▶ **SET TASK**
Starting with the first line below, extract each line through the one that contains "marker=dict(color=PINK, line=dict(width=0))))", inclusive, excluding pictures.

▶ **COLLECTED DATA**

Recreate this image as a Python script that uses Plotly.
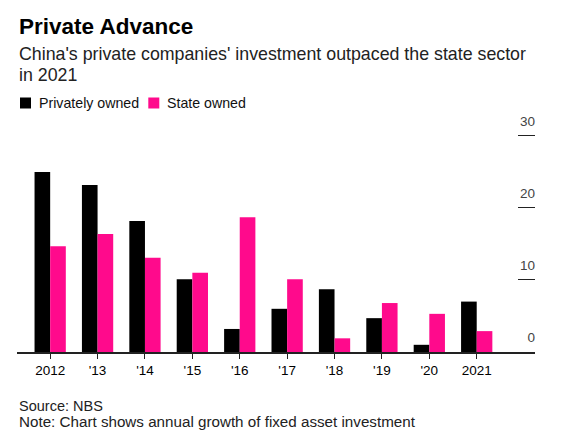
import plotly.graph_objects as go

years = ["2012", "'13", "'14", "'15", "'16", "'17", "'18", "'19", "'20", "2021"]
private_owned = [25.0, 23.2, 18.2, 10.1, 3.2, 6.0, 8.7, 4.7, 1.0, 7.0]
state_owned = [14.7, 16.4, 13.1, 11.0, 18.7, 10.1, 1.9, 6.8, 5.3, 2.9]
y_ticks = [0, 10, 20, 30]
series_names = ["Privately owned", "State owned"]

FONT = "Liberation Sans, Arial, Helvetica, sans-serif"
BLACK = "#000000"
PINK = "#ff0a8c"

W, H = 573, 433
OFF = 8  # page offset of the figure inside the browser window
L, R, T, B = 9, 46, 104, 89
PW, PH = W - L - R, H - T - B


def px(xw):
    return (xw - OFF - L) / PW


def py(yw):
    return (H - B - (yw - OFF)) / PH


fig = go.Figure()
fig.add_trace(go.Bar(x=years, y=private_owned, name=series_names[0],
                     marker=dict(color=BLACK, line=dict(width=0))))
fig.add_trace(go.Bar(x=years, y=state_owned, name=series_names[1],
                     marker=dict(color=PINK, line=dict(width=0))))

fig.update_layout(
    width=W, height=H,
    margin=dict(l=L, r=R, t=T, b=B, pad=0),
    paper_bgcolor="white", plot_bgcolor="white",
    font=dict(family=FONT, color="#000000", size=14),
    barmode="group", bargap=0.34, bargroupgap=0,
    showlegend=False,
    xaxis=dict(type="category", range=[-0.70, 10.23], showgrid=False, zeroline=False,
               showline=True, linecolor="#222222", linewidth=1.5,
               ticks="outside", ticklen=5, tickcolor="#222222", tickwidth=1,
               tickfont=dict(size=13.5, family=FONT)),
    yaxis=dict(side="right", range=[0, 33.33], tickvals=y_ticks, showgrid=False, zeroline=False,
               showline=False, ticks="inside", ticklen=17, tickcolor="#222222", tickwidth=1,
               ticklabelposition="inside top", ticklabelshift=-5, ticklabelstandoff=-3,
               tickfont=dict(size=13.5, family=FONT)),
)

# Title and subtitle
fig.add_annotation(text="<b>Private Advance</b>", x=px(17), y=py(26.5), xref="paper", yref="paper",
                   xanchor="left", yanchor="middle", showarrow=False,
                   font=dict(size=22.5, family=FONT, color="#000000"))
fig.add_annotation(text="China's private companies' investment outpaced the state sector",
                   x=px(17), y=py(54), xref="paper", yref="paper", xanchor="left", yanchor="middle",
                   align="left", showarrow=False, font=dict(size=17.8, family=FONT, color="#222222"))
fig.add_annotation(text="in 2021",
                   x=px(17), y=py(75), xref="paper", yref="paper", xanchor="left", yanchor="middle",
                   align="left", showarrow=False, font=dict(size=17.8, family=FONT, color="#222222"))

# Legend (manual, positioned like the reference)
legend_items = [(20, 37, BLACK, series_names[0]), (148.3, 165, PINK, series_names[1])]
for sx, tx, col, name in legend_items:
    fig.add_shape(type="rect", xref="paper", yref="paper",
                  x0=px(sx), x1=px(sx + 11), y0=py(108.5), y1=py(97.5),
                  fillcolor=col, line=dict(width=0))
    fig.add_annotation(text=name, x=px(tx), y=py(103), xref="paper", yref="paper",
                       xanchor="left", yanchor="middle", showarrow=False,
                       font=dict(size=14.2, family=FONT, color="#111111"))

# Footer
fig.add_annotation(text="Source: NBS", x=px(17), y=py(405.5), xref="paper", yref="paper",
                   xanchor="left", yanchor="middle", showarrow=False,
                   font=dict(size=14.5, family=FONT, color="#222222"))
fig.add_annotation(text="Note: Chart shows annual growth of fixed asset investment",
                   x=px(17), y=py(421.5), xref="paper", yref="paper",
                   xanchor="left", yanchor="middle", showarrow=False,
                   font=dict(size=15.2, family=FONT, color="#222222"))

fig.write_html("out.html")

▶ **TASK SOLUTION**
Recreate this image as a Python script that uses Plotly.
import plotly.graph_objects as go

years = ["2012", "'13", "'14", "'15", "'16", "'17", "'18", "'19", "'20", "2021"]
private_owned = [25.0, 23.2, 18.2, 10.1, 3.2, 6.0, 8.7, 4.7, 1.0, 7.0]
state_owned = [14.7, 16.4, 13.1, 11.0, 18.7, 10.1, 1.9, 6.8, 5.3, 2.9]
y_ticks = [0, 10, 20, 30]
series_names = ["Privately owned", "State owned"]

FONT = "Liberation Sans, Arial, Helvetica, sans-serif"
BLACK = "#000000"
PINK = "#ff0a8c"

W, H = 573, 433
OFF = 8  # page offset of the figure inside the browser window
L, R, T, B = 9, 46, 104, 89
PW, PH = W - L - R, H - T - B


def px(xw):
    return (xw - OFF - L) / PW


def py(yw):
    return (H - B - (yw - OFF)) / PH


fig = go.Figure()
fig.add_trace(go.Bar(x=years, y=private_owned, name=series_names[0],
                     marker=dict(color=BLACK, line=dict(width=0))))
fig.add_trace(go.Bar(x=years, y=state_owned, name=series_names[1],
                     marker=dict(color=PINK, line=dict(width=0))))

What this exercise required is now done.